Here are some thoughts on the interpretation of Job 40 and 41. This started when I was asked to introduce the various interpretations of this passage for a Bible study. Before proceeding, I recommend reading Job 40:15–41:34. Several translations available online:
- ESV (excellent English translation)
- NASB (excellent English translation)
- NIV (almost as good as NASB; easier to read)
- One page handout: A Brief Essay on the Interpretation of Behemoth and Leviathan [pdf]
A Brief Essay on the Interpretation of ‘Behemoth’ and ‘Leviathan’
The Behemoth and Leviathan have been misunderstood by many Christians over the past few decades. While there have always been questions about the interpretation of this section of Job, the popularity of young earth theology in the past half-century has added to the confusion.
The word ‘Behemoth’ is the English version of the Hebrew word ‘behemah’ meaning ‘beast.’ This word occurs 189 times in the Old Testament. In the NASB, NIV, and KJV, Behemah is usually translated ‘beast,’ ‘animal,’ or ‘cattle.’ Job 40:15 is the only place the word is merely transliterated. Both the NASB and NIV include a footnote that behemoth refers to a hippopotamus.
The interpretation of ‘Leviathan’ is harder than Behemoth. The Hebrew ‘livyathan’ occurs only six times in the Old Testament: Job 3:8, 41:1; Psalms 74:14, 104:26; Isaiah 27:1. All six occurrences are transliterated in the NASB, NIV, and KJV. Both the NASB and NIV include a footnote that leviathan refers to a crocodile.
Since I was about eleven, I have heard many young-earth proponents attempt to use Job 40 and 41 as proof that man and dinosaurs lived at the same time. They then use this to compress the age of the earth to a few thousand years. I found this novel interpretation in only one source. This explanation does not fit the text of Job or the current knowledge of science. When comparing biblical interpretations, one should be skeptical of an interpretation that has only existed as many decades as the alternate has millennia. The dinosaur interpretation can be quickly rejected.
There are three better interpretations of the Behemoth and Leviathan. The first is that they are creatures from myths that Job would have known. This explanation makes the confusing parts of these passages easy to understand by eliminating the need for a literal interpretation. The best support for this theory comes from 41:19 and 21. This explanation is not satisfactory because it does not fit well with the rest of Job. In chapter 39, God describes parts of His creation. All of the other animals described are real animals, so why would this continuation of God describing His creation be different from the previous two chapters?
The second interpretation is more satisfying. Because of the broad meaning of behemah and the uncertain meaning of livyathan, these two creatures are taken to be generalized poetic descriptions of the great animals that God created. The Behemoth is the general description of a large land animal. The Leviathan is the general description of a large sea animal. This is a reasonable and fairly safe interpretation. It eliminates the need to match the passages with specific animals, simplifying the sections that are hard to match with real animals. While this explanation is better than the previous explanation, it is not the best interpretation. All the animals mentioned in the previous chapters are specific, real, animals. An explanation that matches real animals would be more consistent with the surrounding text.
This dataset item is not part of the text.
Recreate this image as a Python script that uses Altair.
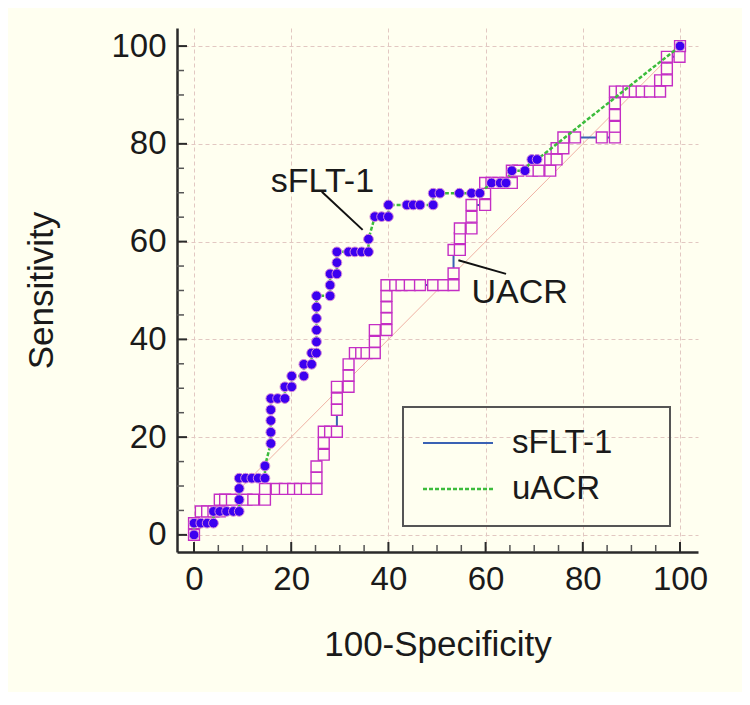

The third explanation is historically most common. This explanation is also the best fit for the surrounding text. The behemah and livyathan are taken to be specific, real, modern, animals. The Behemoth is usually interpreted as a hippopotamus or, by some, as an elephant. The poetic description of a hippopotamus in Job 40:15–24 fits well with the poetic descriptions of animals in chapter 39. The Leviathan is usually taken to be a crocodile, but some consider it to be a general large sea animal or a whale. The crocodile is the most common interpretation and is the easiest match to see. Some people have problems with the ‘fire breathing’ of 41:19 and 21, but this fits well with the poetic description of the ostrich in 39:13–18. The hippopotamus and crocodile explanation is the most common, oldest, simplest, and most logical interpretation that I have found.